If only we were that lucky. around here, it's 3 runs and they run 4 heats. if you want to double enter, you wind up standing out in the heat from about 6:30am until 5pm without a hint of shade. not much fun here and the surface sucks.

I'm glad you enjoyed the autocross through. Arkansas region has a lot of good guys, as well as NEOKLA region if you ever decide to drive up there for an event (and if they can ever find another site!!)


----------



## zachmccool (Mar 7, 2005)

ya, i hope there is some good racing in mississippi. I'm moving there for school, but will be back in Arkansas during the summer.


----------



## ceasars chariot (Mar 14, 2004)

man i lived in mississippi for years, do you like to drag race ? depends on where you are going to school.

the drag strips are in Hattiesburg, Gulfport, and Tuscola.
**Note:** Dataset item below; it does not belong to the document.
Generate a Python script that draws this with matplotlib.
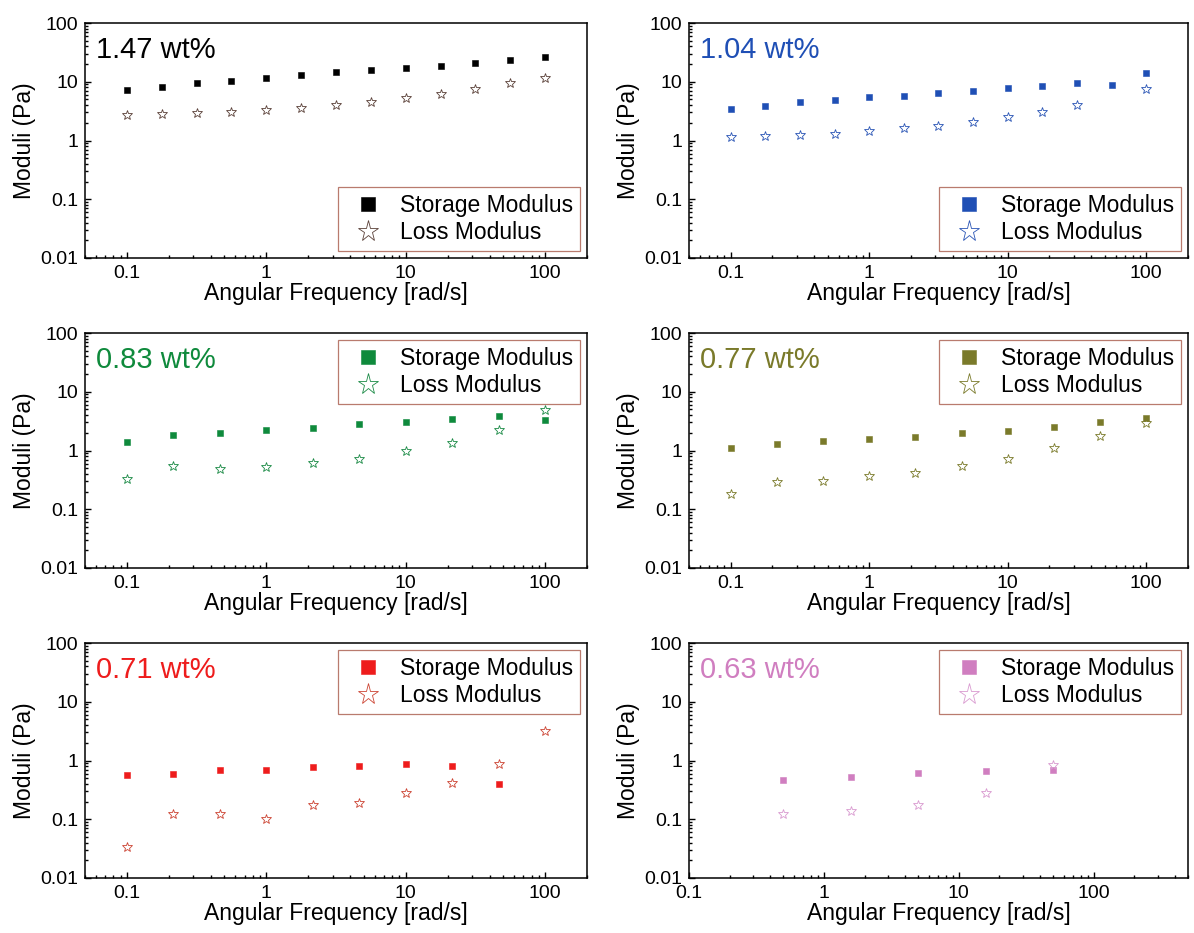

In louisiana you have one in baton rouge and then the best strip ever is in belle rose louisiana at No Problem Raceway, but thats a long haul from even hattiesburg.


----------



## nitr0us (Jul 7, 2003)

I wanna get into autocross/road racing once I get a car somewhat worthy of it. 

Sounds like you had an awesome time!

Alex


----------



## guhraver69 (Jan 12, 2008)

guys my civic owns 

http://img.photobucket.com/albums/v405/guhraver69/pic.jpeg


----------



## Civic_Si (Mar 3, 2008)

autocrossing is fun eh..

This was my first time out: http://members.shaw.ca/civic_si/autox2.avi

but since I've since gotten race tires which helped me close in on the the competition.


----------



## thomasz (Apr 25, 2008)

IT IS GOOD, I WOULD CONSIDER.


----------